Prices of coal used for making steel has been forecast to further slide and could hit rock bottom to its lowest price in two years, as global steel output slows down spurred by the deepening debt crisis in the Eurozone.

Moreover, the coal price cuts could further hurt whatever potential earnings coking coal suppliers BHP Billiton Ltd. and Rio Tinto Group, among others, may have expected for the remainder of the year.

According to a Bloomberg survey participated in by seven analysts and industry officials, the contract prices of metallurgical coal could fall to as much as $200 a metric tonne in the three months to Dec. 31, an 11 per cent reduction, from $225 a metric tonne this quarter.

"Steel demand in Europe is very weak and consumption has slowed dramatically in recent months," analyst Tim Cahill said in Bloomberg News. "It'll get worse in the second half as government spending slows and banks stop lending to home buyers."

"Unless the U.S., Europe, China pump in serious stimulus, global steel demand will remain subdued."

The slowing steel demand had forced ArcelorMittal, the world's largest steelmaker, to close or suspend its plants as the worsening eurozone fiscal problem tugged down not only demand but also prices of world commodities.
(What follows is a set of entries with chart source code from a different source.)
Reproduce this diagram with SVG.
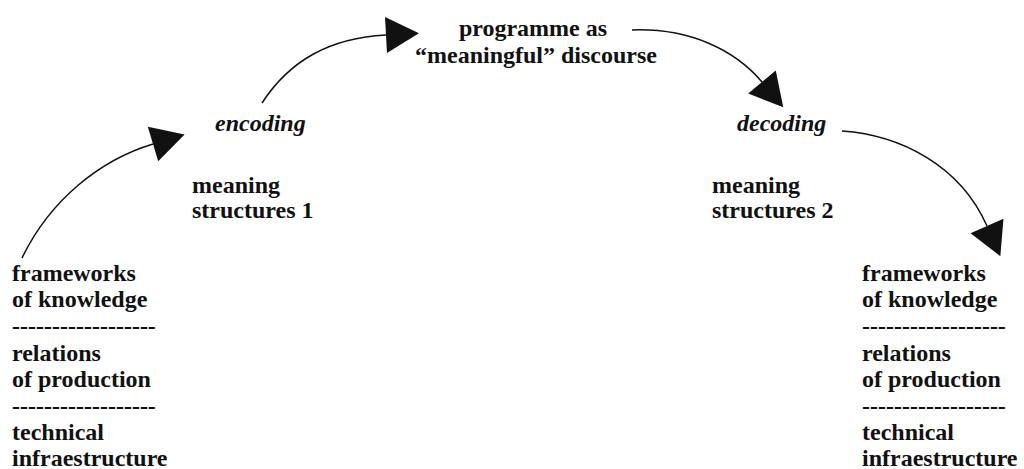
<svg xmlns="http://www.w3.org/2000/svg" width="1024" height="469" viewBox="0 0 1024 469">
  <defs>
    <style>
      text { font-family: "Liberation Serif", "Times New Roman", serif; font-size: 24px; font-weight: bold; fill: #111; }
      .it { font-style: italic; }
      .edge { fill: none; stroke: #111; stroke-width: 1.5; }
    </style>
    <!-- large filled triangular arrowhead, base centred on the path end -->
    <marker id="head" markerUnits="userSpaceOnUse" markerWidth="34" markerHeight="38" refX="0" refY="18" orient="auto" overflow="visible">
      <path d="M0,0 L33,18 L0,36 Z" fill="#111"/>
    </marker>
  </defs>
  <rect width="1024" height="469" fill="#fff"/>

  <g id="connectors">
    <path class="edge" d="M22,258 C50,200 100,160 153,144" marker-end="url(#head)"/>
    <path class="edge" d="M262,103 C290,60 330,38 386,35" marker-end="url(#head)"/>
    <path class="edge" d="M632,30 C690,28 735,50 762,82" marker-end="url(#head)"/>
    <path class="edge" d="M842,131 C900,135 960,165 987,226" marker-end="url(#head)"/>
  </g>

  <g id="production-base">
    <text x="12" y="281">frameworks</text>
    <text x="12" y="307">of knowledge</text>
    <text x="12" y="334">------------------</text>
    <text x="12" y="361">relations</text>
    <text x="12" y="387">of production</text>
    <text x="12" y="414">------------------</text>
    <text x="12" y="440">technical</text>
    <text x="12" y="466">infraestructure</text>
  </g>

  <g id="encoding">
    <text class="it" x="215" y="131">encoding</text>
    <text x="192" y="193">meaning</text>
    <text x="192" y="218">structures 1</text>
  </g>

  <g id="programme">
    <text x="533" y="36" text-anchor="middle">programme as</text>
    <text x="536" y="63" text-anchor="middle">“meaningful” discourse</text>
  </g>

  <g id="decoding">
    <text class="it" x="737" y="131">decoding</text>
    <text x="712" y="193">meaning</text>
    <text x="712" y="218">structures 2</text>
  </g>

  <g id="reception-base">
    <text x="862" y="281">frameworks</text>
    <text x="862" y="307">of knowledge</text>
    <text x="862" y="334">------------------</text>
    <text x="862" y="361">relations</text>
    <text x="862" y="387">of production</text>
    <text x="862" y="414">------------------</text>
    <text x="862" y="440">technical</text>
    <text x="862" y="466">infraestructure</text>
  </g>
</svg>
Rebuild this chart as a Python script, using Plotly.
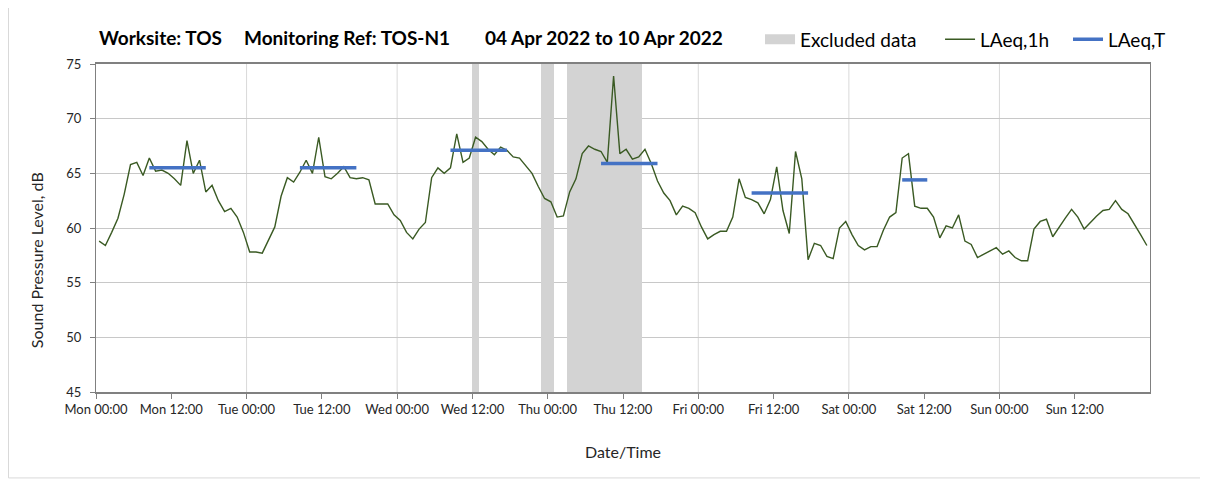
import pandas as pd
import plotly.graph_objects as go

# LAeq,1h hourly values (dB), one list per day, 00:00 -> 23:00
mon = [58.8, 58.4, 59.6, 60.9, 63.1, 65.8, 66.0, 64.8, 66.4, 65.2, 65.3, 65.0,
       64.5, 63.9, 68.0, 65.0, 66.2, 63.3, 63.9, 62.5, 61.5, 61.8, 61.0, 59.6]
tue = [57.8, 57.8, 57.7, 58.9, 60.1, 62.9, 64.6, 64.2, 65.1, 66.2, 65.0, 68.3,
       64.7, 64.5, 65.0, 65.6, 64.6, 64.5, 64.6, 64.4, 62.2, 62.2, 62.2, 61.2]
wed = [60.7, 59.6, 59.0, 59.9, 60.5, 64.6, 65.5, 65.0, 65.5, 68.6, 66.0, 66.4,
       68.3, 67.9, 67.2, 66.7, 67.4, 67.1, 66.5, 66.4, 65.7, 65.0, 63.8, 62.7]
thu = [62.4, 61.0, 61.1, 63.3, 64.5, 66.8, 67.5, 67.2, 67.0, 66.0, 73.9, 66.8,
       67.2, 66.3, 66.5, 67.2, 65.9, 64.3, 63.2, 62.5, 61.2, 62.0, 61.8, 61.4]
fri = [60.1, 59.0, 59.4, 59.7, 59.7, 61.0, 64.5, 62.8, 62.6, 62.3, 61.3, 62.6,
       65.6, 61.6, 59.5, 67.0, 64.5, 57.1, 58.6, 58.4, 57.4, 57.2, 60.0, 60.6]
sat = [59.4, 58.4, 58.0, 58.3, 58.3, 59.8, 61.0, 61.4, 66.4, 66.8, 62.0, 61.8,
       61.8, 61.0, 59.1, 60.2, 60.0, 61.2, 58.8, 58.5, 57.3, 57.6, 57.9, 58.2]
sun = [57.6, 57.9, 57.3, 57.0, 57.0, 59.9, 60.6, 60.8, 59.2, 60.1, 60.9, 61.7,
       61.0, 59.9, 60.5, 61.1, 61.6, 61.7, 62.5, 61.7, 61.3, 60.4, 59.4, 58.4]

# LAeq,T daytime periods (first hour, last hour, level)
laeqt_start = ['2022-04-04 08:00', '2022-04-05 08:00', '2022-04-06 08:00',
               '2022-04-07 08:00', '2022-04-08 08:00', '2022-04-09 08:00']
laeqt_end = ['2022-04-04 17:00', '2022-04-05 17:00', '2022-04-06 17:00',
             '2022-04-07 17:00', '2022-04-08 17:00', '2022-04-09 12:00']
laeqt_val = [65.5, 65.5, 67.1, 65.9, 63.2, 64.4]

# hours flagged as excluded
excluded = ['2022-04-06 12:00', '2022-04-06 23:00', '2022-04-07 00:00',
            '2022-04-07 03:00', '2022-04-07 04:00', '2022-04-07 05:00',
            '2022-04-07 06:00', '2022-04-07 07:00', '2022-04-07 08:00',
            '2022-04-07 09:00', '2022-04-07 10:00', '2022-04-07 11:00',
            '2022-04-07 12:00', '2022-04-07 13:00', '2022-04-07 14:00']

title_parts = ['Worksite: TOS', 'Monitoring Ref: TOS-N1', '04 Apr 2022 to 10 Apr 2022']

start = pd.Timestamp('2022-04-04 00:00')
half = pd.Timedelta(minutes=30)
levels = mon + tue + wed + thu + fri + sat + sun
times = pd.date_range(start, periods=len(levels), freq='h') + half
tick_vals = pd.date_range(start, periods=14, freq='12h')
day_lines = pd.date_range(start + pd.Timedelta(days=1), periods=6, freq='D')

FONT = 'Lato, "Open Sans", sans-serif'
GREEN = '#3a5a23'
BLUE = '#4472c4'
GREY = '#d3d3d3'

fig = go.Figure()

# excluded data bands
fig.add_trace(go.Bar(x=pd.to_datetime(excluded) + half, y=[30] * len(excluded), base=45,
                     width=3600000, marker=dict(color=GREY, line=dict(width=0)),
                     showlegend=False, hoverinfo='skip'))
fig.add_trace(go.Scatter(x=[None], y=[None], mode='lines', name='Excluded data',
                         line=dict(color=GREY, width=12), legend='legend'))

fig.add_trace(go.Scatter(x=times, y=levels, mode='lines', name='LAeq,1h',
                         line=dict(color=GREEN, width=1.4), legend='legend2'))

tx, ty = [], []
for s, e, v in zip(laeqt_start, laeqt_end, laeqt_val):
    tx += [pd.Timestamp(s) + half, pd.Timestamp(e) + half, None]
    ty += [v, v, None]
fig.add_trace(go.Scatter(x=tx, y=ty, mode='lines', name='LAeq,T',
                         line=dict(color=BLUE, width=3.5), legend='legend3'))

for d in day_lines:
    fig.add_vline(x=d, line=dict(color='#d9d9d9', width=1), layer='below')

# title pieces placed like the original header
for txt, px_x in zip(title_parts, [89, 234, 475]):
    fig.add_annotation(text='<b>' + txt + '</b>', xref='paper', yref='paper',
                       x=(px_x - 88) / 1054, y=1.082, xanchor='left', yanchor='middle',
                       showarrow=False, font=dict(size=19, color='black', family=FONT))

# y axis title, sits a little below the plot centre in the original
fig.add_annotation(text='Sound Pressure Level, dB', xref='paper', yref='paper',
                   x=(28 - 88) / 1054, y=0.402, textangle=-90, showarrow=False,
                   xanchor='center', yanchor='middle',
                   font=dict(size=16, color='#262626', family=FONT))

leg = dict(orientation='h', y=1.075, xanchor='left', yanchor='middle',
           font=dict(size=19, color='black'), bgcolor='rgba(0,0,0,0)', itemwidth=30)

fig.update_layout(
    width=1200, height=473,
    margin=dict(l=88, r=58, t=56, b=89),
    paper_bgcolor='white', plot_bgcolor='white',
    font=dict(family=FONT, color='#262626'),
    legend=dict(leg, x=0.630),
    legend2=dict(leg, x=0.8008),
    legend3=dict(leg, x=0.9222),
    bargap=0,
    showlegend=True,
)

fig.update_xaxes(
    range=[start, start + pd.Timedelta(days=7)],
    tickvals=tick_vals, tickformat='%a %H:%M',
    tickfont=dict(size=13, color='#262626'),
    ticks='outside', ticklen=5, tickcolor='#808080',
    showgrid=False, showline=True, linecolor='#808080', linewidth=1.5, mirror=True,
    title=dict(text='Date/Time', font=dict(size=16, color='#262626'), standoff=30),
)
fig.update_yaxes(
    range=[45, 75], dtick=5,
    tickfont=dict(size=13, color='#262626'),
    ticks='outside', ticklen=5, tickcolor='#808080', ticklabelstandoff=6,
    showgrid=True, gridcolor='#c8c8c8', gridwidth=1,
    showline=True, linecolor='#808080', linewidth=1, mirror=True,
    zeroline=False,
)

# faint chart-area border
fig.add_shape(type='rect', xref='paper', yref='paper', x0=-0.083, x1=1.0505,
              y0=-0.262, y1=1.3, line=dict(color='#d9d9d9', width=1), layer='below')

fig.write_html("out.html")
The slowing economic growth of China, the world's biggest steel producer and consumer, likewise added to the dilemma.

Should China's receding demand further push benchmark prices to drop below $200 a metric tonne, coking coal suppliers will most likely slash output just so to maintain prices, analyst Kuni Chen said.

Some 20 analysts surveyed by Bloomberg estimate that BHP Billiton Ltd.'s full-year profit could fall 24 per cent to $17.9 billion.

The global miners' full-year earnings could likewise be hampered by China's supply contract transfer from Australia to Mongolia. China stands to save more sourcing coal from Mongolia as the latter is located right next to the second-largest economy. The size and quality of its reserves are also comparable to Australia's.

"China benefits from its proximity and availability of cheaper coal from Mongolia," analyst Helen Lau. "Mongolia will continue to replace Australian coking coal in China."